One of the biggest contemporary challenges for humanity is to safeguard food security for current and future generations. A growing demand and a steady increase of the world population—nearly
10 billion people are expected to inhabit Earth by 2050—requires that food production per area of cultivated land will have to increase drastically. Expanding into land that is currently uncultivated is not feasible, especially considering the pressures of climate change.
One way to achieve higher yields will be reducing crop losses caused by pests, including insects. For instance, in cereal crops such as rice and maize, which are staple foods for a large part of the world's population, insects result in up to
15% losses.
Spraying chemical insecticides remains the main approach to combating insect attacks in many crops.
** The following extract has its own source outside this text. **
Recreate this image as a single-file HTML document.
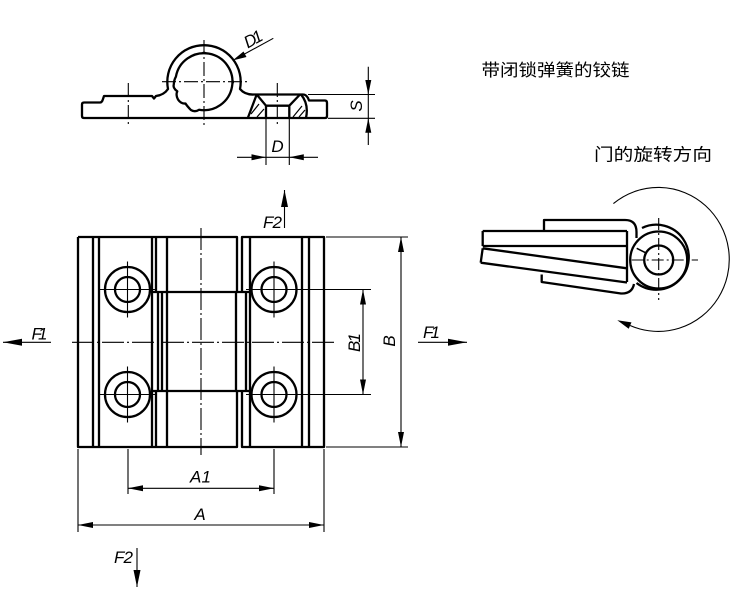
<!DOCTYPE html>
<html><head><meta charset="utf-8"><style>
html,body{margin:0;padding:0;background:#fff;width:750px;height:590px;overflow:hidden}
svg{display:block}
text{font-family:"Liberation Sans",Arial,sans-serif;font-style:italic;font-size:17px;fill:#000}
.cn{font-family:"Noto Sans CJK SC","WenQuanYi Zen Hei",sans-serif;font-style:normal}
</style></head><body>
<svg width="750" height="590" viewBox="0 0 750 590" xmlns="http://www.w3.org/2000/svg">
<g fill="none" stroke="#000" stroke-width="2.3" stroke-linejoin="round" stroke-linecap="butt">
  <!-- ===== TOP VIEW ===== -->
  <path d="M84,102.5 H100 Q102,102.5 103,99 L104,96 H152 L154,98.5 L156,96 Q164,95 168,89 A36.7,36.7 0 1 1 240,89 Q245,95 254,94.5 H303 Q306,94.5 308,98 L309,100.5 H325 Q327,100.5 327,103 V116 Q327,118 325,118 H84 Q82,118 82,116 V104.5 Q82,102.5 84,102.5 Z"/>
  <!-- bore -->
  <path d="M199,109.8 Q195,112.5 190.9,110 Q187,106 185.5,103.5 Q181,104 178,99.5 Q175.5,95 177.3,91.3 Q172.5,88 173.8,84.3 Q174,80 175.9,76.7 A28.5,28.5 0 1 1 199,109.8 Z"/>
  <path d="M202,53.3 q2,-2 4,0 M232.3,80 q2,2 0,4" stroke-width="1.6"/>
  <!-- countersink -->
  <path d="M256.7,94.5 L266,105.7 H289.3 L300,94.5 M266,105.7 V118 M289.3,105.7 V118 M256.7,94.5 L248,117.5 M301,94.5 Q309,104 306,118"/>
  <path d="M251,114 L259,104 M257,117 L264,109 M293,117 L302,106 M299,117 L305,110" stroke-width="1.2"/>

  <!-- ===== MAIN VIEW ===== -->
  <path d="M78,237 H237 V292 M78,237 V447 H237 V391 M242,292 V237 H324 V447 H242 V391"/>
  <path d="M152,292 H250 M152,391 H250"/>
  <path d="M93,237 V447 M99,237 V447 M152,237 V447 M167,237 V447 M250,237 V447 M302,237 V447 M309,237 V447"/>
  <path d="M156,237 V292 M156,391 V447 M158,292 V391 M162,292 V391 M236,292 V391 M246,292 V391"/>
  <!-- holes -->
  <g fill="#fff">
    <circle cx="127.5" cy="289.5" r="22.5"/>
    <circle cx="127.5" cy="394.5" r="22.5"/>
    <circle cx="274" cy="289.5" r="22.5"/>
    <circle cx="274" cy="394.5" r="22.5"/>
  </g>
  <circle cx="127.5" cy="289.5" r="12.5"/>
  <circle cx="127.5" cy="394.5" r="12.5"/>
  <circle cx="274" cy="289.5" r="12.5"/>
  <circle cx="274" cy="394.5" r="12.5"/>

  <!-- ===== SIDE VIEW ===== -->
  <path d="M482.7,231 H627 M482.7,246 H627 M482.7,231 V246"/>
  <path d="M544,231 V220 H625 Q636.5,220 636.5,232 V238"/>
  <path d="M627,231 V282"/>
  <path d="M482.7,248.3 L627,268.3 M480.7,262.7 L627,282.5 M482.7,248.3 L480.7,262.7"/>
  <path d="M541.7,274.5 V282 L621,293.5 Q632,294 634,284"/>
  <path d="M642,228 A32.5,32.5 0 1 1 636.5,283"/>
  <circle cx="658.7" cy="260" r="28.5"/>
  <circle cx="658.7" cy="260" r="14.5"/>
  <path d="M636.7,248.3 L646.7,253.3" stroke-width="1.6"/>
</g>

<!-- thin lines -->
<g fill="none" stroke="#000" stroke-width="1.1">
  <!-- top view center lines -->
  <path d="M204,40 V126 M162,81.7 H247 M128.3,83 V127 M277.3,83 V127" stroke-dasharray="14 3 2 3"/>
  <!-- D1 leader -->
  <path d="M273.3,38.3 L240,56.5"/>
  <!-- S dim -->
  <path d="M308,94.5 H375 M328,118.3 H375 M368.3,66.7 V145"/>
  <!-- D dim -->
  <path d="M266,118 V165 M289.3,118 V165 M237,157.3 H318"/>

  <!-- main center lines -->
  <path d="M201,228 V455" stroke-dasharray="22 3 2 3"/>
  <path d="M72,342.3 H335" stroke-dasharray="22 3 2 3"/>
  <!-- hole crosshairs -->
  <path d="M127.5,261.5 V317.5 M98.5,289.5 H156.5 M127.5,366.5 V422.5 M98.5,394.5 H156.5"/>
  <path d="M274,261.5 V317.5 M246,289.5 H371 M274,366.5 V422.5 M246,394.5 H371"/>
  <!-- B dims -->
  <path d="M326,237 H408 M326,447 H408 M401,237 V447 M363,289.5 V394.5"/>
  <!-- A dims -->
  <path d="M78,449 V532 M324,449 V532 M128,449 V494 M274,449 V494 M78,525 H324 M128,488.3 H274"/>
  <!-- F arrows -->
  <path d="M3,342.3 H51 M418,342.3 H467 M284.5,190 V228 M137,548 V587"/>

  <!-- side view center lines -->
  <path d="M658.7,218 V300 M631.7,260 H698" stroke-dasharray="12 3 2 3"/>
  <!-- rotation arc -->
  <path d="M613.4,203.6 A71,72 0 1 1 630.1,325.5"/>
</g>

<!-- arrowheads -->
<g fill="#000" stroke="none">
  <polygon points="232.5,60.5 243.5,51.5 246.5,57"/>
  <polygon points="368.3,94.5 365.3,80 371.3,80"/>
  <polygon points="368.3,118.3 365.3,132.8 371.3,132.8"/>
  <polygon points="266,157.3 251.5,154.3 251.5,160.3"/>
  <polygon points="289.3,157.3 303.8,154.3 303.8,160.3"/>

  <polygon points="401,237 398,252 404,252"/>
  <polygon points="401,447 398,432 404,432"/>
  <polygon points="363,289.5 360,304.5 366,304.5"/>
  <polygon points="363,394.5 360,379.5 366,379.5"/>
  <polygon points="78,525 93,522 93,528"/>
  <polygon points="324,525 309,522 309,528"/>
  <polygon points="128,488.3 143,485.3 143,491.3"/>
  <polygon points="274,488.3 259,485.3 259,491.3"/>

  <polygon points="3,342.3 22,338.8 22,345.8"/>
  <polygon points="467,342.3 448,338.8 448,345.8"/>
  <polygon points="284.5,190 281,207 288,207"/>
  <polygon points="137,587 133.5,570 140.5,570"/>

  <polygon points="617.3,320.2 631.5,322.4 628.7,328.8"/>
</g>

<!-- labels -->
<text transform="translate(256,44) rotate(-29)" text-anchor="middle" textLength="19">D1</text>
<text transform="translate(362,106) rotate(-90)" text-anchor="middle">S</text>
<text x="277.5" y="152" text-anchor="middle">D</text>
<text x="263" y="228" textLength="19">F2</text>
<text x="31.5" y="339.5" textLength="16">F1</text>
<text x="423" y="338" textLength="17">F1</text>
<text transform="translate(360,342.5) rotate(-90)" text-anchor="middle" textLength="19">B1</text>
<text transform="translate(395,341) rotate(-90)" text-anchor="middle">B</text>
<text x="190" y="482.5" textLength="21">A1</text>
<text x="200" y="520" text-anchor="middle">A</text>
<text x="114" y="563" textLength="19">F2</text>

<text class="cn" x="481.5" y="76" font-size="20" textLength="148" lengthAdjust="spacingAndGlyphs">带闭锁弹簧的铰链</text>
<text class="cn" x="594" y="160.5" font-size="21" textLength="118" lengthAdjust="spacingAndGlyphs">门的旋转方向</text>
</svg>
</body></html>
But their future use is under scrutiny because of many concerns, not least their effects on
human health. Their use also represents a large
economic burden on growers, especially those in developing countries. And in any case, it is feared that insects will soon develop resistance to insecticides.
Curtailing their use would also be good for the planet, as insecticides are inherently unsustainable: their continuous use has resulted in massive environment pollution, which negatively affect other beneficial organisms such as bees, birds, fishes and livestock. This means that there is increasing consumer demand for residue-free food. Linked to this, the availability of insecticides for insect management is declining globally due to considerable changes in their legislation.
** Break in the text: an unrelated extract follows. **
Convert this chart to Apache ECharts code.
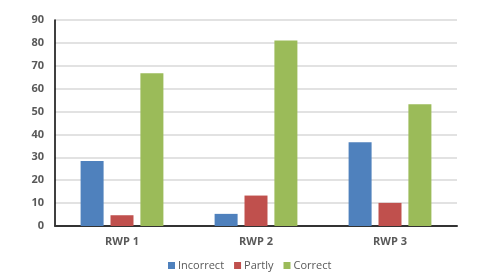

So there is an urgent need to find alternatives—preferably environmentally friendly strategies for protecting crops against insects.
Controlling bad insects with good ones
Biological control, in which insect populations are reduced by using other insects (their natural enemies) is generally accepted as a sustainable and ecologically sound approach to reduce crop losses by insects.
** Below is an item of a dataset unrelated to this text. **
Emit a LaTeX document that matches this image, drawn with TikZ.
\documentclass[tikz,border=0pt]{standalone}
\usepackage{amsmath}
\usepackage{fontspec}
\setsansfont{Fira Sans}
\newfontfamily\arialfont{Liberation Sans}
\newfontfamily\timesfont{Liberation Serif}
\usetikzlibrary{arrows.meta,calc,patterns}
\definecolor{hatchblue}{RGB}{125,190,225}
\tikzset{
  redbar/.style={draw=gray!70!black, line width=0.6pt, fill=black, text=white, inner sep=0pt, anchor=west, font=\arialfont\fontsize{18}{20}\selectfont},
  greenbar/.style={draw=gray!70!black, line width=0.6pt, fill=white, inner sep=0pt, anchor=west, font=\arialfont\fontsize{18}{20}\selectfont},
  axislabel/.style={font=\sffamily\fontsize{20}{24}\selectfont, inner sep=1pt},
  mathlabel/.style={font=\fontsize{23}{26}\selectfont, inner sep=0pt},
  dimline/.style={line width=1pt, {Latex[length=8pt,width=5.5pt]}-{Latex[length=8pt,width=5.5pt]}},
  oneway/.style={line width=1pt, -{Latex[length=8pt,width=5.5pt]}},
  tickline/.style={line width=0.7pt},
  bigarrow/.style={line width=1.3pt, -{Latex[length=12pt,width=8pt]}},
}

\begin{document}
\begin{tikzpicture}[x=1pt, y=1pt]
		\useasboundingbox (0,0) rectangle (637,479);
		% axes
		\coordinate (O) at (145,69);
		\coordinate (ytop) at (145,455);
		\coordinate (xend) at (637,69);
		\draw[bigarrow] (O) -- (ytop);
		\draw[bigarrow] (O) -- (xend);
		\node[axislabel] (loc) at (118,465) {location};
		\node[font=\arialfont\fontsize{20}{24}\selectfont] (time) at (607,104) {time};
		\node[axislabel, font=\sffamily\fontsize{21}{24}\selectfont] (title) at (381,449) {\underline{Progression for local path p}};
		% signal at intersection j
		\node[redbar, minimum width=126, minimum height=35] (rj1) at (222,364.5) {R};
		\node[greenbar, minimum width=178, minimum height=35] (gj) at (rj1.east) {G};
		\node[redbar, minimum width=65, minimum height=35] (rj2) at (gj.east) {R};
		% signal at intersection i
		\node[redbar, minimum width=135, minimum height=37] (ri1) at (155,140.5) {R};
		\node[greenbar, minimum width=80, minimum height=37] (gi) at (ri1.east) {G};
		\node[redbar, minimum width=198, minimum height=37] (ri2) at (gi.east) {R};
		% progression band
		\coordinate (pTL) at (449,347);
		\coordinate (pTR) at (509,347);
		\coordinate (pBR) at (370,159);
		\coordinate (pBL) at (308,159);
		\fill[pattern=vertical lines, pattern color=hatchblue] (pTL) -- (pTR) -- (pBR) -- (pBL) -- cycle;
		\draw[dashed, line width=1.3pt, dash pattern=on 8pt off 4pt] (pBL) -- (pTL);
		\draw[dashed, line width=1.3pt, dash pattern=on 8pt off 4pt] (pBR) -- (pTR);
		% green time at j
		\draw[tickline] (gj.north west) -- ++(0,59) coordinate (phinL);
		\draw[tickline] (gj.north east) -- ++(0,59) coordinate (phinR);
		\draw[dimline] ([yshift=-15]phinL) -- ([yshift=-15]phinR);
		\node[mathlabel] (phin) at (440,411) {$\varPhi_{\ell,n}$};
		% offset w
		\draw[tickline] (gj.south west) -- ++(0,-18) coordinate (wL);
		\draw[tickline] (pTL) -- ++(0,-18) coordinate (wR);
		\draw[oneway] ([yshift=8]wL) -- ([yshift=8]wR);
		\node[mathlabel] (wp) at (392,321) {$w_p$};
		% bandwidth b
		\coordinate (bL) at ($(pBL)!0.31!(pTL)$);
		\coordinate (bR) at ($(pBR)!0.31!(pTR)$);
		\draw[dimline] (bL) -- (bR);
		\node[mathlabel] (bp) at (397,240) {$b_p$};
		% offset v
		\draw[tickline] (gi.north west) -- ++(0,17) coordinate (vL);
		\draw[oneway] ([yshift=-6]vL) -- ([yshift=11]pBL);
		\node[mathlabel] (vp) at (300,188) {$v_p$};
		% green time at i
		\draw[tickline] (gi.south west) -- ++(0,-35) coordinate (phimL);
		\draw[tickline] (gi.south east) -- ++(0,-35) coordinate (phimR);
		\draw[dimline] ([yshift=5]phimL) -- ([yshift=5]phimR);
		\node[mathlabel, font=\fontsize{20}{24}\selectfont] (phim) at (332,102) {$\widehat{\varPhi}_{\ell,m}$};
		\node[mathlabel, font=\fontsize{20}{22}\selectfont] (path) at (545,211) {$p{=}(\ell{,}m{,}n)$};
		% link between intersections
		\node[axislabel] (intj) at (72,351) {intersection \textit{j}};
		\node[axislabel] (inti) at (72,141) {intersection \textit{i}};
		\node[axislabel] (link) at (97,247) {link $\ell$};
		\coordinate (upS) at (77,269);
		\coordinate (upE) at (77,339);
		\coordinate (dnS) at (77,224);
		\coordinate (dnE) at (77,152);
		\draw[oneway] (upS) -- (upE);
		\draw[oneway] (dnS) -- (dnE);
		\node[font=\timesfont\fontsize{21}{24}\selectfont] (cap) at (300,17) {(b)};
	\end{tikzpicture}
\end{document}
These natural enemies are often highly specialized and only attack a certain number of closely related insect pests, reducing the likelihood of unforeseen knock-on effects on the rest of the local ecosystem that are commonly caused by insecticides. Natural enemies can also be introduced to control new invading insect pests. For example, European natural enemies were introduced in North America to control a new infestation of bark beetles, which carry and spread Dutch elm disease.
Natural enemies of insect pests include predators, pathogens (micro-organisms that include bacteria, fungi, and viruses), and parasitoids (mostly wasps or flies which lay their eggs on or in other insect, eventually killing them as the larvae grow). Parasitoids are the most effective of these three types because their numbers increase much faster than those of the predators. In addition, they are highly specialized, as they are only able to lay their eggs in a specific species and therefore have minimal effects on the rest of the ecosystem.
Parasitoids are very diverse and constitute of a staggering number of insect species (nearly 14% of all described insects). Many species are currently mass-reared in commercial insectaries to be released in big numbers to obtain immediate control of the pests attacking orchards or greenhouses. But their effectiveness needs to be improved. This not only demands increasing their numbers in the fields, but also enhancing their foraging success.